En más de un sentido, más allá de la similitud del título, las cavilaciones que en Pasaje al norte atraviesan la mente del huérfano de guerra Krishan bajo el clima de tensión racial y política originado por la reciente guerra civil en la isla de Sri Lanka traen a la memoria algunos de los personajes de Pasaje a la India, la novela que E. M. Forster publicó en 1924 con el inequívoco objetivo de retratar una sociedad híbrida, la del Raj británico en India, a la que no le fue posible ocultar el natural enfrentamiento entre invasores y sometidos. Poniendo en evidencia los estragos causados por el imperialismo británico en el subcontinente indio, Forster escribió la gran novela británica del colonialismo. Denunciando la desolación impuesta por cingaleses y tamiles en su perseverante hostilidad, Anuk Arudpragasam ha escrito una gran novela poscolonial.
A Forster le interesaba el argumento, residuo inevitable de la narrativa del realismo victoriano; al autor de Pasaje al norte, en cambio, le cautiva la idea de escribir novela disfrazándola de diario personal en el que consignar los pensamientos y emociones de Krishan —la “ensoñación circular de la vida cotidiana”— referidos por un narrador en tercera persona que prefiere la discreción de conducir el relato desde un prudente segundo plano.

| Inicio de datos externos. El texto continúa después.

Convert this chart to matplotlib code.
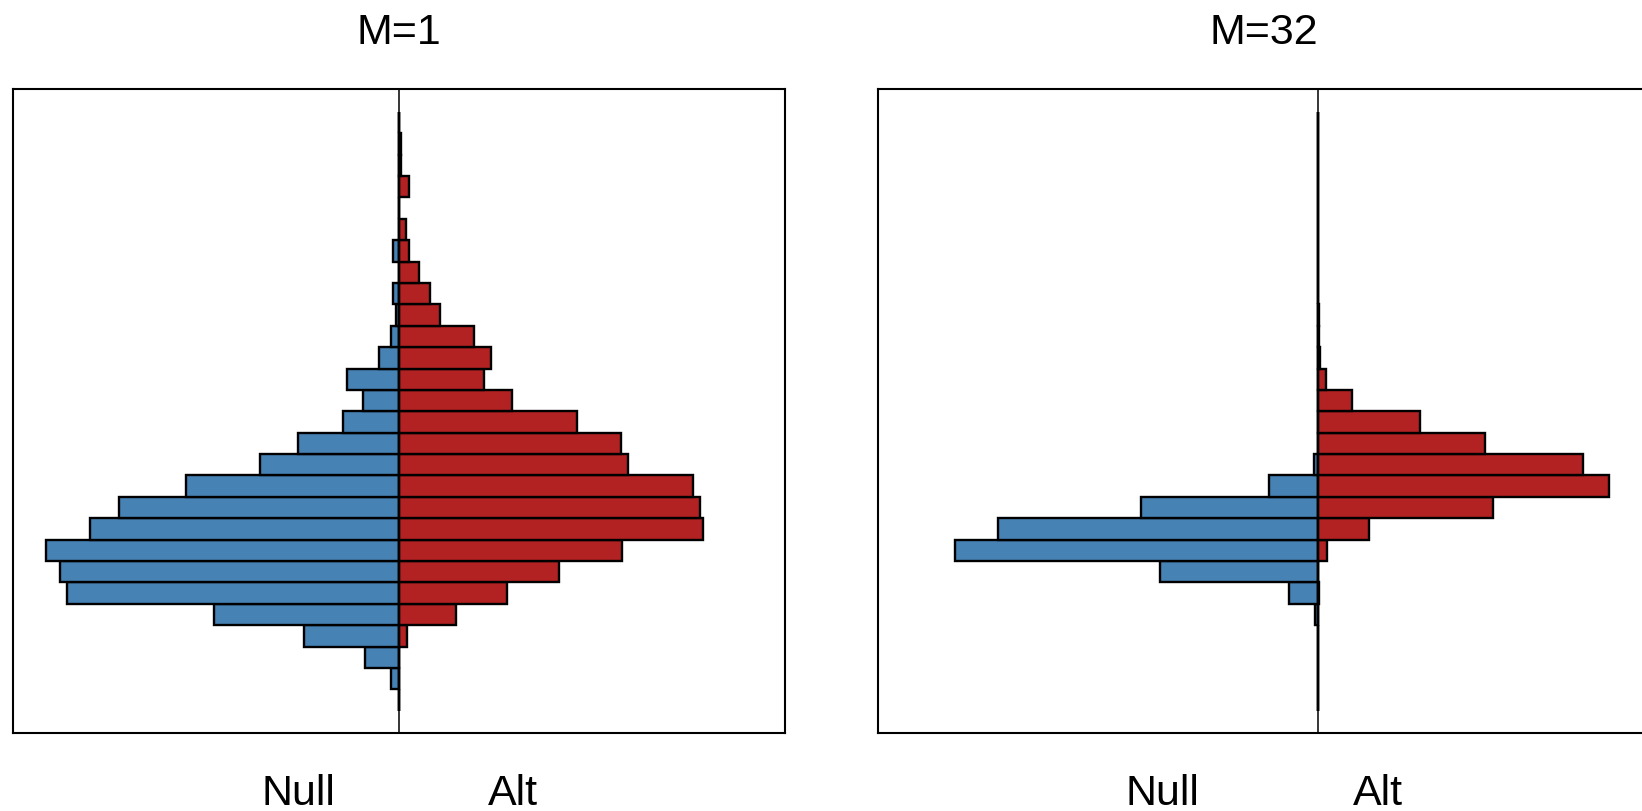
import numpy as np
import matplotlib
matplotlib.use("Agg")
import matplotlib.pyplot as plt

plt.rcParams["font.family"] = ["Liberation Sans", "DejaVu Sans"]

# histogram bins, counted from the bottom of each panel
bins = np.arange(28)

# M=1 panel (bar lengths, arbitrary units)
null_m1 = [0, 2.2, 9.4, 26.9, 52.4, 94.0, 96.1, 100, 87.5, 79.4, 60.4, 39.2, 28.4, 15.9,
           10.1, 14.6, 5.6, 2.2, 0.7, 1.5, 0, 1.5, 0, 0, 0, 0, 0, 0]
alt_m1 = [0, 0, 0, 2.3, 16.2, 30.8, 45.4, 63.5, 86.2, 85.5, 83.4, 65.1, 63.0, 50.5,
          32.1, 24.2, 26.3, 21.3, 11.7, 9.0, 5.9, 3.0, 2.1, 0, 3.0, 0.8, 0.8, 0]

# M=32 panel
null_m32 = [0, 0, 0, 0, 0.7, 8.0, 43.4, 100, 88.2, 48.6, 13.6, 1.2, 0, 0,
            0, 0, 0, 0, 0, 0, 0, 0, 0, 0, 0, 0, 0, 0]
alt_m32 = [0, 0, 0, 0, 0, 0.3, 0, 2.5, 14.0, 48.3, 80.2, 72.9, 45.9, 28.0,
           9.3, 2.1, 0.6, 0.3, 0.3, 0, 0, 0, 0, 0, 0, 0, 0, 0]

titles = ["M=1", "M=32"]
side_labels = ["Null", "Alt"]

W, H = 1642, 811
fig = plt.figure(figsize=(W / 100, H / 100), dpi=100)

panels = [
    (titles[0], null_m1, alt_m1, (-109.4, 109.5), 12.8),
    (titles[1], null_m32, alt_m32, (-121.3, 91.3), 877.5),
]

for title, null, alt, xlim, left_px in panels:
    ax = fig.add_axes([left_px / W, (H - 733.3) / H, 771.9 / W, 644 / H])
    ax.barh(bins + 0.5, -np.array(null), height=1, color="#4682B4",
            edgecolor="black", linewidth=1.7)
    ax.barh(bins + 0.5, alt, height=1, color="#B22222",
            edgecolor="black", linewidth=1.7)
    # empty bins still leave their outline on the zero line
    ax.vlines(0, bins[0], bins[-1] + 1, color="black", linewidth=1.7)
    ax.axvline(0, color="black", linewidth=1.1)
    ax.set_xlim(*xlim)
    ax.set_ylim(-1.05, 29.05)
    ax.set_xticks([])
    ax.set_yticks([])
    for s in ax.spines.values():
        s.set_linewidth(1.5)
    ax.text(0.5, 1.07, title, transform=ax.transAxes, ha="center",
            va="baseline", fontsize=31)
    ax.text(0.3695, -0.1113, side_labels[0], transform=ax.transAxes,
            ha="center", va="baseline", fontsize=31)
    ax.text(0.648, -0.1113, side_labels[1], transform=ax.transAxes,
            ha="center", va="baseline", fontsize=31)

fig.savefig("out.png", dpi=100)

Vertebra el relato el viaje en tren que el protagonista lleva a cabo desde Colombo al norte para asistir al funeral de la cuidadora de su abuela, y el ferrocarril, desde el que contempla noche y día su tierra natal, “vastas extensiones de terreno sin alumbrar”, y se regodea en el recuerdo de su relación con la activista Anjum, de sus averiguaciones acerca del héroe independentista Kuttimani —que dan pie a un excurso sobre la fundación de la organización separatista TELO— y de sus viajes de estudiante desde Delhi por toda la India infinita, adquiere un protagonismo simbólico que enlaza el espacio vinculado a la identidad y el tiempo que regula la vida, al que Krishan alude de una forma obsesiva, y que favorece una prosa reflexiva que parece querer equilibrar con la templanza del ánimo de quien la concibe y la serenidad que suscita el continuado horror fratricida sobre el que se levanta la novela.
Todo aquí parece moverse a bordo del tren estrepitoso y colorista que tantos años dejó de estar operativo por los bombardeos de la guerra civil y que por fin ahora puede verse convertido en una metáfora de la vida y a la vez en un monótono acicate para la introspección: “no pudo evitar pensar, mientras el tren se precipitaba a toda velocidad, que no había recorrido solo una distancia física, sino una vasta distancia interior”.
Intimista, alejada de cualquier tentación de ser una novela ideológica, y menos aún un relato historicista, Pasaje al norte consigue con mérito sobrado persuadir al lector de que siempre acaba siendo inicua la consecuencia en la privacidad del individuo de una revolución social. Como señaló el Nobel V. S. Naipaul en Leer y escribir, “cuando, como ocurre en la India, el pasado ha sido arrancado, y la historia se desconoce o se reniega de ella, no sé si un género prestado, como lo es la novela, puede transmitir sino una verdad a medias, como una ventana iluminada en medio de la oscuridad”.
De ahí que el joven tamil Anuk Arudpragasam, que ya triunfó con The Story of a Brief Marriage y brillante finalista del Booker con la novela que nos ocupa, y ensalzado por The Times, traducido a varios idiomas y ciertamente cercano al Naipaul de Un recodo en el río a la hora de dibujar vidas humanas en tiempos convulsos, decida que su novela, si pretende transmitir veracidad para producir emoción en la empresa de reflexionar en torno al sufrimiento y al trauma colectivo de un pueblo dividido cerca de treinta años por la guerra cruenta surgida de la insurgencia tamil, se acerque más a la confesión o el dietarismo por persona interpuesta que a la novela misma. Flemática y proustiana meditación sobre los desastres de la guerra que ejerce de aviso para navegantes en estos tiempos nuestros en que la violencia parece no ser sino un espectáculo.